Personally I wouldn't over do the music - it works really well with you just reminiscing with the photos to give it some 'context' - maybe the music gets a bid distracting and unnecessary ?  Not saying it's wrong, just saying I'd be happy to not have it

 

It was meant to be funny.  Kind of making it seem like I was on to some kind of momentous epiphany before the punchline.  But maybe it takes away from the more direct storytelling.  Makes it look too "produced."   I'll think about it.   I still think there might be times when music might add something.
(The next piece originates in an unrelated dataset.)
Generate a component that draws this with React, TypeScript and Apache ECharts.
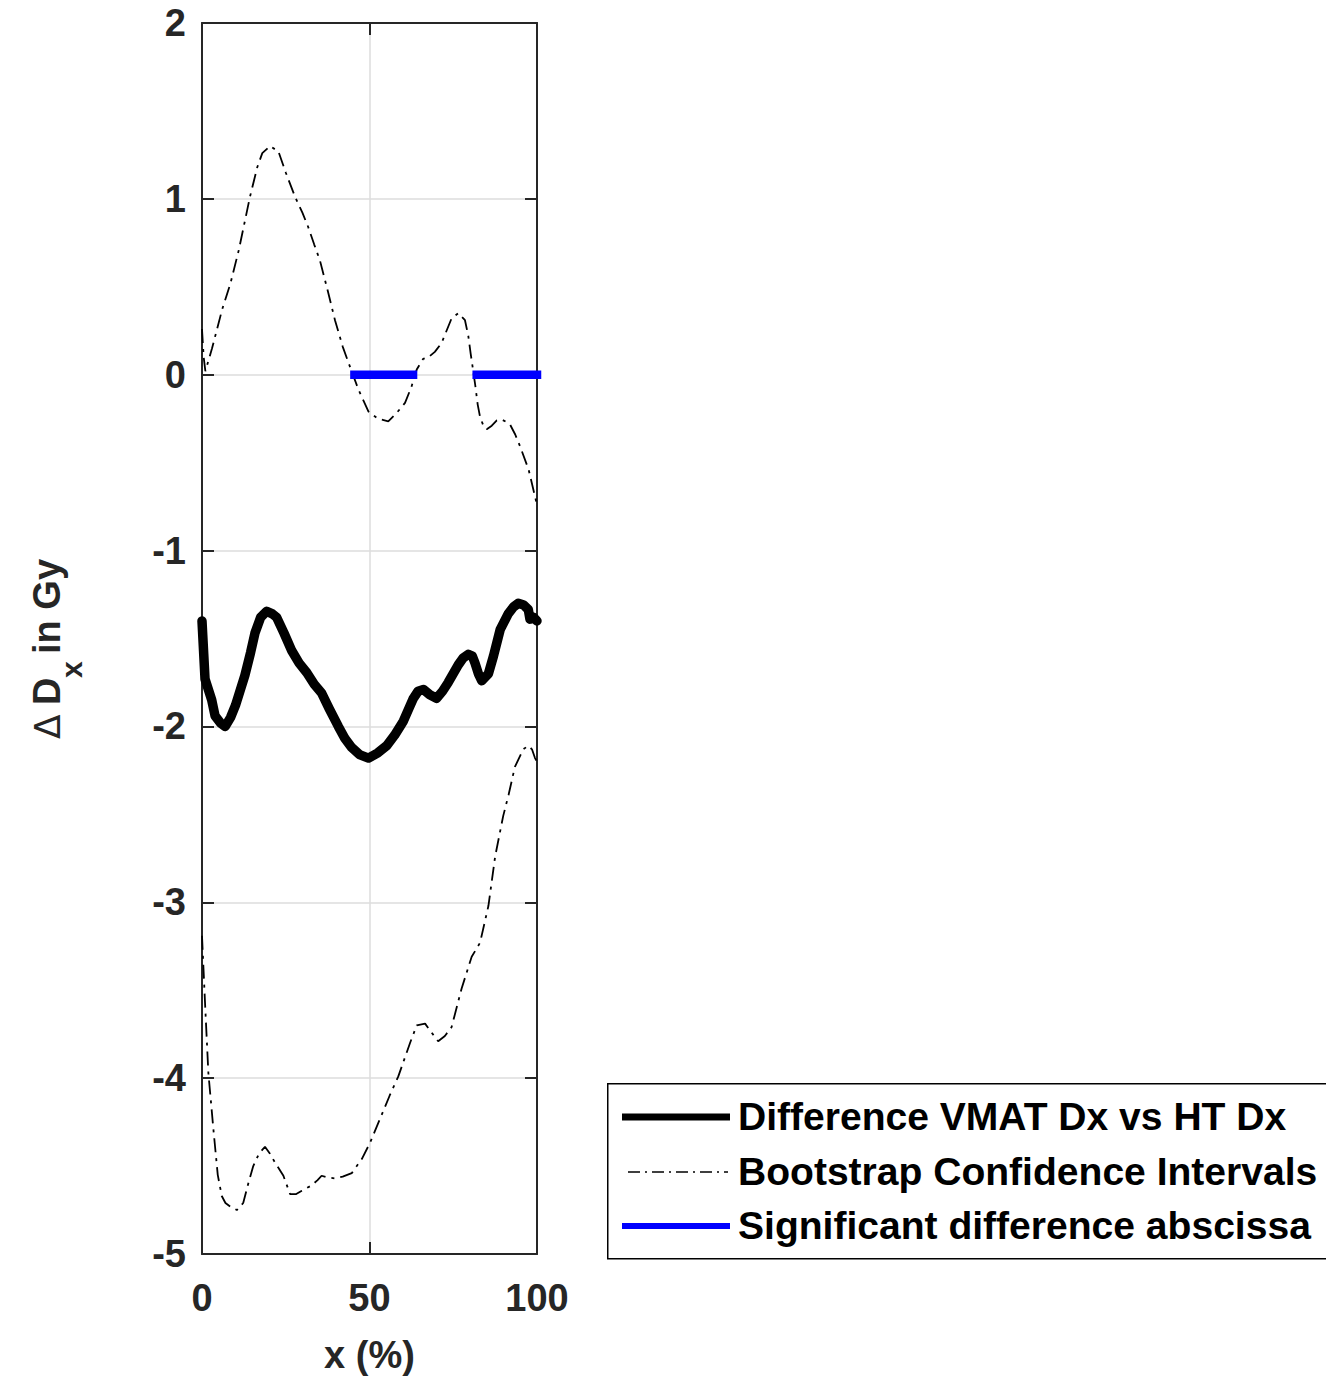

2 hours ago, fret_man said:

This 2nd video was much better technically.  I can tell you changed things around quite a bit. The only thing I noticed was your use of the phrase "I found it.... interesting." I humbly suggest trying to find 2-3 different ways to say that. I heard it a few too many times. The "ums" and pauses didn't bother me in the slightest. That's what makes it sound like you're just talking, not presenting. I really enjoyed the extra effort you took in showing supportive material - pictures, music, etc. That is very, very nice. Keep doing that!

This surprised me. You don't know what your personal cliches are until somebody points them out to you.   Thanks!  That's a good note.  I find it... interesting. ?

I realize this will never get as much attention as  the DSS video, but I like it better.  I'll keep trying to make them better.